Last year, there was plenty of synchronized spawning, Miller said.
This year, not as much.
"We were at a big thicket of coral, but they were all the same genetic individuals," she said. "There's just a lot of circumstances beyond our control."
* * *
Now that so many of the world's coral reefs are in peril, each year the coral don't spawn successfully is a catastrophe, Miller said.
Szmant and Miller are among a worldwide network of researchers studying how biologists can help save the reefs.
"(What we are doing) is a Band-Aid," Szmant said. "We're putting our finger in the hole in the dike."
Other groups, including the Nature Conservancy and the state of Florida, are spearheading a new program to measure the health of the entire Florida reef and identify those areas most resilient to bleaching. They will focus on protecting those areas most likely to survive, and try to replicate the factors that make them more resilient.

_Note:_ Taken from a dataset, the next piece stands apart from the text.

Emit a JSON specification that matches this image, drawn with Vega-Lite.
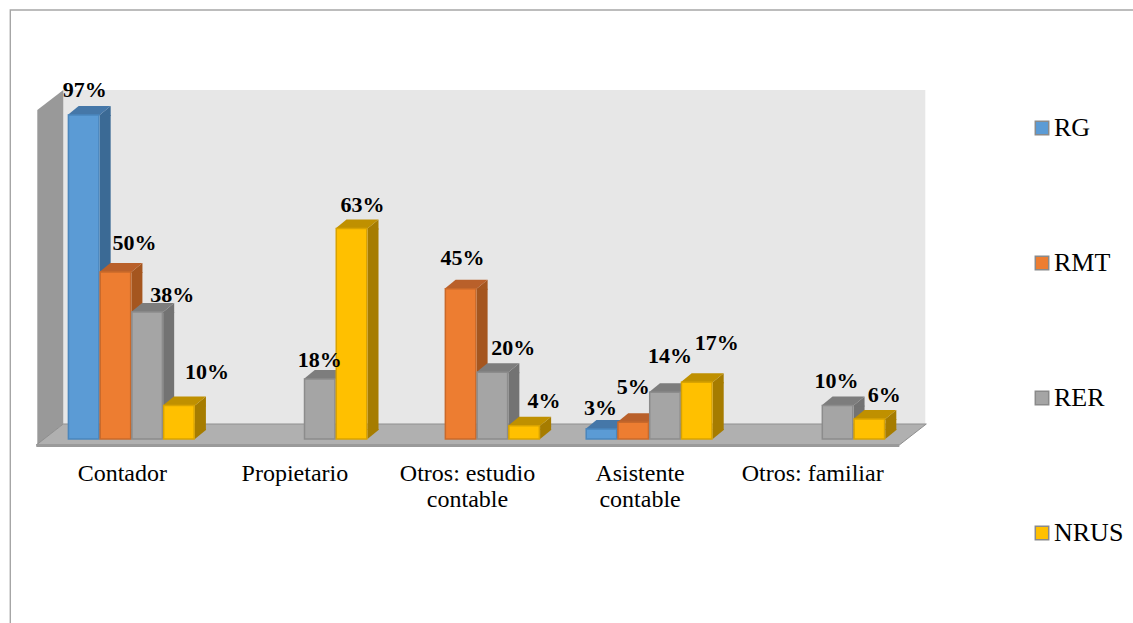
{
"$schema":"https://vega.github.io/schema/vega-lite/v6.json",
"autosize":{"type":"none"},
"padding":{"left":45,"top":0,"right":225,"bottom":184},
"width":863,"height":439,
"background":"white",
"view":{"stroke":null},
"datasets":{"barras":[
{"categoria":"Contador","serie":"RG","valor":0.97},
{"categoria":"Contador","serie":"RMT","valor":0.50},
{"categoria":"Contador","serie":"RER","valor":0.38},
{"categoria":"Contador","serie":"NRUS","valor":0.10},
{"categoria":"Propietario","serie":"RER","valor":0.18},
{"categoria":"Propietario","serie":"NRUS","valor":0.63},
{"categoria":"Otros: estudio contable","serie":"RMT","valor":0.45},
{"categoria":"Otros: estudio contable","serie":"RER","valor":0.20},
{"categoria":"Otros: estudio contable","serie":"NRUS","valor":0.04},
{"categoria":"Asistente contable","serie":"RG","valor":0.03},
{"categoria":"Asistente contable","serie":"RMT","valor":0.05},
{"categoria":"Asistente contable","serie":"RER","valor":0.14},
{"categoria":"Asistente contable","serie":"NRUS","valor":0.17},
{"categoria":"Otros: familiar","serie":"RER","valor":0.10},
{"categoria":"Otros: familiar","serie":"NRUS","valor":0.06}
],"marco":[{"categoria":"Contador","valor":0}]},
"encoding":{
"x":{"field":"categoria","type":"nominal","sort":["Contador","Propietario","Otros: estudio contable","Asistente contable","Otros: familiar"],
"scale":{"domain":["Contador","Propietario","Otros: estudio contable","Asistente contable","Otros: familiar"],"paddingInner":0.264,"paddingOuter":0.132},
"axis":{"title":null,"domain":false,"ticks":false,"labelAngle":0,"labelFont":"Liberation Serif","labelFontSize":24,"labelColor":"#000000","labelPadding":22,"labelOffset":-9,"labelLineHeight":26.5,"labelLimit":300,"labelOverlap":false,"labelBound":false,"labelFlush":false,
"labelExpr":"datum.value=='Otros: estudio contable'?['Otros: estudio','contable']:datum.value=='Asistente contable'?['Asistente','contable']:datum.label"}},
"y":{"field":"valor","type":"quantitative","scale":{"domain":[0,1.3144],"nice":false,"zero":true},"axis":null},
"xOffset":{"field":"serie","type":"nominal","sort":["RG","RMT","RER","NRUS"],"scale":{"type":"band","domain":["RG","RMT","RER","NRUS"],"padding":0,"range":[0,127]}}
},
"layer":[
{"data":{"name":"marco"},"encoding":{"xOffset":null},"mark":{"type":"point","filled":true,"opacity":1,"size":4,"fill":"#e7e7e7","strokeWidth":0,"shape":"M-68,-349 L794,-349 L794,-15 L-68,-15 Z"}},
{"data":{"name":"marco"},"encoding":{"xOffset":null},"mark":{"type":"point","filled":true,"opacity":1,"size":4,"fill":"#999999","strokeWidth":0,"shape":"M-94,-329 L-68,-349 L-68,-15 L-94,6 Z"}},
{"data":{"name":"marco"},"encoding":{"xOffset":null},"mark":{"type":"point","filled":true,"opacity":1,"size":4,"fill":"#b0b0b0","stroke":"#8f8f8f","strokeWidth":1,"shape":"M-95,6 L-68,-15 L795,-15 L768,6 Z"}},
{"data":{"name":"marco"},"encoding":{"xOffset":null},"mark":{"type":"point","filled":true,"opacity":1,"size":4,"fill":"#9a9a9a","strokeWidth":0,"shape":"M-95,5 L768,5 L768,8 L-95,8 Z"}},
{"data":{"name":"marco"},"encoding":{"xOffset":null},"mark":{"type":"point","filled":false,"opacity":1,"size":4,"stroke":"#a6a6a6","strokeWidth":1.4,"shape":"M-121,190 L-121,-429 L1009,-429"}},
{"data":{"name":"barras"},"mark":{"type":"bar","width":11,"y2Offset":-9,"opacity":1},
"encoding":{"y2":{"datum":0},
"xOffset":{"field":"serie","type":"nominal","sort":["RG","RMT","RER","NRUS"],"scale":{"type":"band","domain":["RG","RMT","RER","NRUS"],"padding":0,"range":[21.5,148.5]}},
"color":{"field":"serie","type":"nominal","legend":null,"scale":{"domain":["RG","RMT","RER","NRUS"],"range":["#3b6a95","#a5561f","#737373","#a67c00"]}}}},
{"data":{"name":"barras"},"mark":{"type":"point","filled":true,"opacity":1,"size":4,"strokeWidth":0,"shape":"M16,0 L27,-9 L27,1 L16,1 Z"},
"encoding":{"color":{"field":"serie","type":"nominal","legend":null,"scale":{"domain":["RG","RMT","RER","NRUS"],"range":["#3b6a95","#a5561f","#737373","#a67c00"]}}}},
{"data":{"name":"barras"},"mark":{"type":"point","filled":true,"opacity":1,"size":4,"strokeWidth":0,"shape":"M16,0 L27,-9 L27,-10 L16,-10 Z"},
"encoding":{"y":{"datum":0},"color":{"field":"serie","type":"nominal","legend":null,"scale":{"domain":["RG","RMT","RER","NRUS"],"range":["#3b6a95","#a5561f","#737373","#a67c00"]}}}},
{"data":{"name":"barras"},"mark":{"type":"point","filled":true,"opacity":1,"size":4,"strokeWidth":0,"shape":"M-16,0 L16,0 L27,-9 L-5,-9 Z"},
"encoding":{"color":{"field":"serie","type":"nominal","legend":null,"scale":{"domain":["RG","RMT","RER","NRUS"],"range":["#4577a8","#b9602a","#7d7d7d","#bf9000"]}}}},
{"data":{"name":"barras"},"mark":{"type":"bar","width":30.5,"opacity":1,"strokeWidth":1.5},
"encoding":{"y2":{"datum":0},
"stroke":{"field":"serie","type":"nominal","legend":null,"scale":{"domain":["RG","RMT","RER","NRUS"],"range":["#4a86bd","#c9692a","#8c8c8c","#d9a300"]}},
"color":{"field":"serie","type":"nominal","scale":{"domain":["RG","RMT","RER","NRUS"],"range":["#5b9bd5","#ed7d31","#a5a5a5","#ffc000"]},
"legend":{"orient":"none","legendX":984,"legendY":115,"title":null,"direction":"vertical","columns":1,"padding":0,"rowPadding":109,"symbolType":"square","symbolSize":180,"symbolStrokeColor":"#8a8a8a","symbolStrokeWidth":1.5,"labelFont":"Liberation Serif","labelFontSize":26,"labelColor":"#000000","labelOffset":-1,"labelLimit":200}}}},
{"data":{"name":"barras"},"mark":{"type":"text","font":"Liberation Serif","fontWeight":"bold","fontSize":22,"color":"#000000","align":"center","baseline":"middle",
"dx":{"expr":"{'Contador':{'RG':1,'RMT':19,'RER':25,'NRUS':28},'Propietario':{'RER':0,'NRUS':11},'Otros: estudio contable':{'RMT':2,'RER':21,'NRUS':20},'Asistente contable':{'RG':-1,'RMT':0,'RER':5,'NRUS':20},'Otros: familiar':{'RER':-1,'NRUS':15}}[datum.categoria][datum.serie]"},
"dy":{"expr":"{'Contador':{'RG':-25,'RMT':-29,'RER':-17,'NRUS':-34},'Propietario':{'RER':-19,'NRUS':-24},'Otros: estudio contable':{'RMT':-31,'RER':-24,'NRUS':-25},'Asistente contable':{'RG':-21,'RMT':-35,'RER':-36,'NRUS':-39},'Otros: familiar':{'RER':-25,'NRUS':-24}}[datum.categoria][datum.serie]"}},
"encoding":{"text":{"field":"valor","type":"quantitative","format":".0%"}}}
],
"resolve":{"scale":{"color":"independent","xOffset":"independent"}}
}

"What we're trying to do is sort of overcome those issues for the coral, kind of a captive breeding program," said Szmant. "We want to increase survivorship of the offspring, trying to counteract a low chance of fertilization."
After Hurricane Katrina blew through Florida, Szmant flew in from Puerto Rico, carrying some spawn of a different species from a reef down there.
Miller had some bad news for Szmant: They had only collected a measly 2,000 elkhorn coral spawn from the Keys reef.
So the team decided to switch gears and introduce some of the Puerto Rican coral spawn on a reef in the marine sanctuary.
On Friday, the hurricane well past, the team went to check on the spawn from Puerto Rico.
They also wanted to visit Harold, to see how he fared during the storm.
"Harold is doing great," Miller wrote in an e-mail. "And the cool thing is, at that time, I found a second survivor from last year.
"In other words, Harold has a sibling!"